Will there be major changes from the book in season 2?
Ella Purnell: It’s pretty similar. It doesn’t finish the book. I’d say there are no major changes from the book, but we add details and storylines that aren’t in there. In season 1, you know how it all follows Tess? The whole thing is through Tess’s eyes. Season 2 is about everyone and it definitely brings in the cast as an ensemble. You go through a really huge variety of things and issues. You go from, like you said, the emotional manipulation that happens to Jake, and we talk about men in power with Howard and his abuse of power. You go through Sasha and his immigration status and his mental health, you go through Heather being the only women of color in front of house.
What’s it like for you to explore this really complicated relationship with Caitlin Fitzgerald, who plays Simone?
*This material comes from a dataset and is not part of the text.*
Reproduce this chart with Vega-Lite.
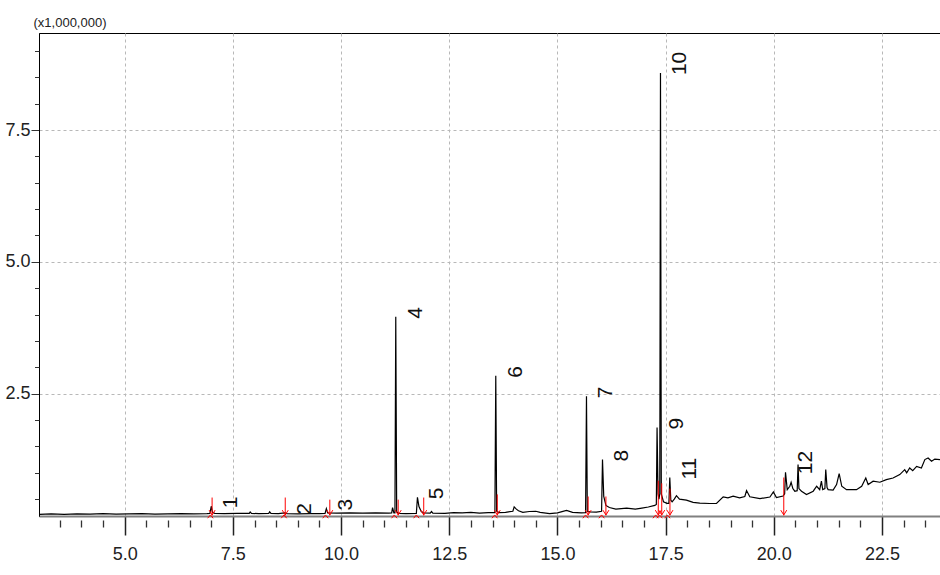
{
  "$schema": "https://vega.github.io/schema/vega-lite/v6.json",
  "width": 901,
  "height": 483,
  "autosize": "none",
  "padding": {"left": 39, "top": 33, "right": 0, "bottom": 59},
  "background": "white",
  "config": {
    "view": {"stroke": "black", "strokeWidth": 1},
    "font": "Liberation Sans, Arial"
  },
  "resolve": {"axis": {"x": "independent", "y": "independent"}},
  "datasets": {
    "trace": [
      {"t":3.03,"v":0.21},{"t":3.3,"v":0.22},{"t":3.6,"v":0.21},{"t":3.9,"v":0.22},{"t":4.2,"v":0.215},{"t":4.5,"v":0.225},{"t":4.8,"v":0.215},{"t":5.1,"v":0.22},{"t":5.4,"v":0.225},{"t":5.7,"v":0.215},{"t":6.0,"v":0.22},{"t":6.3,"v":0.225},{"t":6.6,"v":0.22},{"t":6.9,"v":0.225},{"t":6.97,"v":0.23},{"t":7.0,"v":0.365},{"t":7.03,"v":0.25},{"t":7.08,"v":0.23},{"t":7.3,"v":0.225},{"t":7.6,"v":0.23},{"t":7.88,"v":0.23},{"t":7.9,"v":0.255},{"t":7.93,"v":0.23},{"t":8.1,"v":0.225},{"t":8.33,"v":0.23},{"t":8.35,"v":0.26},{"t":8.38,"v":0.23},{"t":8.55,"v":0.225},{"t":8.7,"v":0.24},{"t":8.75,"v":0.225},{"t":9.0,"v":0.22},{"t":9.3,"v":0.225},{"t":9.5,"v":0.225},{"t":9.63,"v":0.23},{"t":9.66,"v":0.32},{"t":9.69,"v":0.24},{"t":9.9,"v":0.235},{"t":10.2,"v":0.24},{"t":10.5,"v":0.235},{"t":10.8,"v":0.24},{"t":11.1,"v":0.235},{"t":11.17,"v":0.24},{"t":11.19,"v":0.34},{"t":11.22,"v":0.24},{"t":11.245,"v":0.24},{"t":11.264,"v":3.96},{"t":11.285,"v":0.26},{"t":11.33,"v":0.23},{"t":11.5,"v":0.225},{"t":11.74,"v":0.23},{"t":11.765,"v":0.536},{"t":11.8,"v":0.36},{"t":11.85,"v":0.27},{"t":11.9,"v":0.24},{"t":12.06,"v":0.235},{"t":12.09,"v":0.265},{"t":12.12,"v":0.235},{"t":12.4,"v":0.23},{"t":12.6,"v":0.245},{"t":12.8,"v":0.24},{"t":13.0,"v":0.25},{"t":13.2,"v":0.235},{"t":13.4,"v":0.245},{"t":13.555,"v":0.245},{"t":13.575,"v":2.84},{"t":13.595,"v":0.27},{"t":13.65,"v":0.245},{"t":13.8,"v":0.25},{"t":13.97,"v":0.27},{"t":14.0,"v":0.354},{"t":14.05,"v":0.31},{"t":14.1,"v":0.28},{"t":14.2,"v":0.25},{"t":14.35,"v":0.265},{"t":14.5,"v":0.27},{"t":14.6,"v":0.25},{"t":14.82,"v":0.225},{"t":15.0,"v":0.24},{"t":15.21,"v":0.285},{"t":15.35,"v":0.25},{"t":15.55,"v":0.24},{"t":15.65,"v":0.245},{"t":15.671,"v":2.45},{"t":15.69,"v":0.27},{"t":15.75,"v":0.26},{"t":15.9,"v":0.255},{"t":16.02,"v":0.27},{"t":16.041,"v":1.25},{"t":16.07,"v":0.55},{"t":16.12,"v":0.38},{"t":16.2,"v":0.34},{"t":16.35,"v":0.31},{"t":16.6,"v":0.33},{"t":16.8,"v":0.31},{"t":16.95,"v":0.33},{"t":17.1,"v":0.35},{"t":17.25,"v":0.38},{"t":17.285,"v":0.4},{"t":17.302,"v":1.86},{"t":17.325,"v":0.6},{"t":17.345,"v":0.5},{"t":17.365,"v":0.6},{"t":17.381,"v":8.58},{"t":17.4,"v":0.6},{"t":17.45,"v":0.45},{"t":17.53,"v":0.42},{"t":17.575,"v":0.42},{"t":17.596,"v":0.91},{"t":17.62,"v":0.48},{"t":17.65,"v":0.45},{"t":17.7,"v":0.5},{"t":17.75,"v":0.565},{"t":17.82,"v":0.5},{"t":17.98,"v":0.48},{"t":18.135,"v":0.44},{"t":18.29,"v":0.426},{"t":18.52,"v":0.417},{"t":18.675,"v":0.417},{"t":18.83,"v":0.544},{"t":18.94,"v":0.525},{"t":19.06,"v":0.555},{"t":19.21,"v":0.525},{"t":19.33,"v":0.55},{"t":19.37,"v":0.663},{"t":19.445,"v":0.544},{"t":19.68,"v":0.51},{"t":19.91,"v":0.54},{"t":19.99,"v":0.635},{"t":20.06,"v":0.53},{"t":20.215,"v":0.56},{"t":20.25,"v":0.6},{"t":20.27,"v":1.01},{"t":20.31,"v":0.68},{"t":20.37,"v":0.744},{"t":20.4,"v":0.82},{"t":20.44,"v":0.7},{"t":20.485,"v":0.65},{"t":20.54,"v":0.66},{"t":20.56,"v":1.155},{"t":20.58,"v":0.7},{"t":20.64,"v":0.65},{"t":20.755,"v":0.587},{"t":20.91,"v":0.65},{"t":20.99,"v":0.744},{"t":21.06,"v":0.68},{"t":21.1,"v":0.84},{"t":21.13,"v":0.68},{"t":21.18,"v":0.7},{"t":21.2,"v":1.06},{"t":21.23,"v":0.72},{"t":21.255,"v":0.68},{"t":21.37,"v":0.67},{"t":21.45,"v":0.776},{"t":21.51,"v":0.985},{"t":21.57,"v":0.744},{"t":21.68,"v":0.68},{"t":21.91,"v":0.68},{"t":22.03,"v":0.744},{"t":22.125,"v":0.9},{"t":22.18,"v":0.776},{"t":22.295,"v":0.84},{"t":22.45,"v":0.82},{"t":22.6,"v":0.87},{"t":22.755,"v":0.9},{"t":22.91,"v":0.966},{"t":23.025,"v":1.06},{"t":23.07,"v":1.0},{"t":23.14,"v":1.09},{"t":23.21,"v":1.04},{"t":23.3,"v":1.12},{"t":23.41,"v":1.09},{"t":23.49,"v":1.25},{"t":23.565,"v":1.28},{"t":23.645,"v":1.22},{"t":23.72,"v":1.26},{"t":23.84,"v":1.25}
    ],
    "starts": [
      {"t":6.98},{"t":8.68},{"t":9.64},{"t":11.23},{"t":11.74},{"t":13.55},{"t":15.65},{"t":16.02},{"t":17.27},{"t":17.36},{"t":17.54}
    ],
    "ends": [
      {"t":7.02,"top":0.53},{"t":8.71,"top":0.53},{"t":9.74,"top":0.49},{"t":11.32,"top":0.49},{"t":11.91,"top":0.53},{"t":13.61,"top":0.59},{"t":15.71,"top":0.55},{"t":16.12,"top":0.55},{"t":17.33,"top":0.85},{"t":17.41,"top":0.8},{"t":17.6,"top":0.7},{"t":20.23,"top":0.91}
    ],
    "labels": [
      {"n":"1","t":7.0,"v":0.365},{"n":"2","t":8.7,"v":0.24},{"n":"3","t":9.66,"v":0.32},{"n":"4","t":11.264,"v":3.96},{"n":"5","t":11.765,"v":0.536},{"n":"6","t":13.575,"v":2.84},{"n":"7","t":15.671,"v":2.45},{"n":"8","t":16.041,"v":1.25},{"n":"9","t":17.302,"v":1.86},{"n":"10","t":17.381,"v":8.58},{"n":"11","t":17.596,"v":0.91},{"n":"12","t":20.27,"v":1.01}
    ]
  },
  "layer": [
    {
      "data": {"name": "trace"},
      "mark": {"type": "line", "color": "black", "strokeWidth": 1.2, "clip": true},
      "encoding": {
        "x": {
          "field": "t", "type": "quantitative",
          "scale": {"domain": [3.02, 23.84], "nice": false, "zero": false},
          "axis": {
            "orient": "bottom",
            "title": null,
            "tickCount": 200,
            "values": [5,7.5,10,12.5,15,17.5,20,22.5],
            "format": ".1f",
            "labelFontSize": 18,
            "labelColor": "#222222",
            "labelPadding": 10,
            "labelBaseline": "top",
            "labelFlush": false,
            "labelOverlap": false,
            "domainColor": "#808080",
            "domainWidth": 2,
            "ticks": true,
            "tickColor": "#222222",
            "tickWidth": 1.5,
            "tickSize": 19,
            "grid": false
          }
        },
        "y": {
          "field": "v", "type": "quantitative",
          "scale": {"domain": [0.18, 9.34], "nice": false, "zero": false},
          "axis": {
            "orient": "left",
            "title": "(x1,000,000)",
            "titleAngle": 0,
            "titleAlign": "left",
            "titleBaseline": "alphabetic",
            "titleX": -6,
            "titleY": -7,
            "titleFontSize": 13,
            "titleFontWeight": "normal",
            "titleColor": "#222222",
            "tickCount": 200,
            "values": [2.5,5,7.5],
            "format": ".1f",
            "labelFontSize": 18,
            "labelColor": "#222222",
            "labelPadding": 1,
            "labelFlush": false,
            "labelOverlap": false,
            "domainColor": "black",
            "domainWidth": 1,
            "tickColor": "#333333",
            "tickWidth": 1,
            "tickSize": 8,
            "grid": true,
            "gridColor": "#b8b8b8",
            "gridDash": [3, 3],
            "gridWidth": 1
          }
        }
      }
    },
    {
      "data": {"name": "ends"},
      "mark": {"type": "rule", "color": "#ff0000", "strokeWidth": 1},
      "encoding": {
        "x": {
          "field": "t", "type": "quantitative",
          "axis": {
            "orient": "bottom",
            "title": null,
            "tickCount": 200,
            "values": [3.5,4,4.5,5.5,6,6.5,7,8,8.5,9,9.5,10.5,11,11.5,12,13,13.5,14,14.5,15.5,16,16.5,17,18,18.5,19,19.5,20.5,21,21.5,22,23,23.5],
            "labels": false,
            "domain": false,
            "grid": false,
            "tickColor": "#333333",
            "tickWidth": 1.3,
            "tickSize": 11,
            "tickDash": [0, 4, 7, 40]
          }
        },
        "y": {
          "field": "top", "type": "quantitative",
          "axis": {
            "orient": "left",
            "title": null,
            "tickCount": 200,
            "values": [0.5,1,1.5,2,3,3.5,4,4.5,5.5,6,6.5,7,8,8.5,9],
            "labels": false,
            "domain": false,
            "grid": false,
            "tickColor": "#333333",
            "tickWidth": 1,
            "tickSize": 4.5
          }
        },
        "y2": {"datum": 0.19}
      }
    },
    {
      "data": {"name": "ends"},
      "mark": {"type": "point", "shape": "M-1,-1.6L0,0L1,-1.6", "filled": false, "stroke": "#ff0000", "strokeWidth": 1, "size": 36, "opacity": 1},
      "encoding": {
        "x": {"field": "t", "type": "quantitative", "axis": null},
        "y": {"datum": 0.2, "axis": null}
      }
    },
    {
      "data": {"name": "starts"},
      "mark": {"type": "point", "shape": "M-1,1.2L0,0L1,1.2", "filled": false, "stroke": "#ff0000", "strokeWidth": 1, "size": 30, "opacity": 1},
      "encoding": {
        "x": {
          "field": "t", "type": "quantitative",
          "axis": {
            "orient": "bottom",
            "title": null,
            "tickCount": 200,
            "values": [5,7.5,10,12.5,15,17.5,20,22.5],
            "labels": false,
            "domain": false,
            "ticks": false,
            "grid": true,
            "gridColor": "#b8b8b8",
            "gridDash": [3, 3],
            "gridWidth": 1
          }
        },
        "y": {"datum": 0.2, "axis": null}
      }
    },
    {
      "data": {"name": "labels"},
      "mark": {"type": "text", "angle": 270, "align": "left", "baseline": "alphabetic", "dx": -2, "dy": 26, "fontSize": 21, "color": "#111111"},
      "encoding": {
        "x": {"field": "t", "type": "quantitative", "axis": null},
        "y": {"field": "v", "type": "quantitative", "axis": null},
        "text": {"field": "n"}
      }
    }
  ]
}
Ella Purnell: She’s a wonderful woman. I miss her. It’s been forever. She’s a joy to work with because we have very similar styles in the way that we work and the way we communicate and talk about scenes. She has amazing tension in the way she speaks and the way she holds herself as Simone. It’s really scary. Caitlin and I spoke to Stephanie quite a lot about the complexities of that and how you don’t fight with people that you don’t love, and the hatred and the fury that comes from that. The rage is not — like I said — is not about shame. It’s about their love affair and the betrayal and realizing that Tess thinks that she’s everything. Also, Simone has this amazing storyline where you go into her history and her background with her ex-husband. You get to see this broken down, emotional, vulnerable, open side of her which is heartbreaking. It’s like watching this tower, this beautiful statue, this thing that you’ve idolized and want to be, fall and you’re like, “Oh, you’re just pathetic.” It’s a horrific feeling.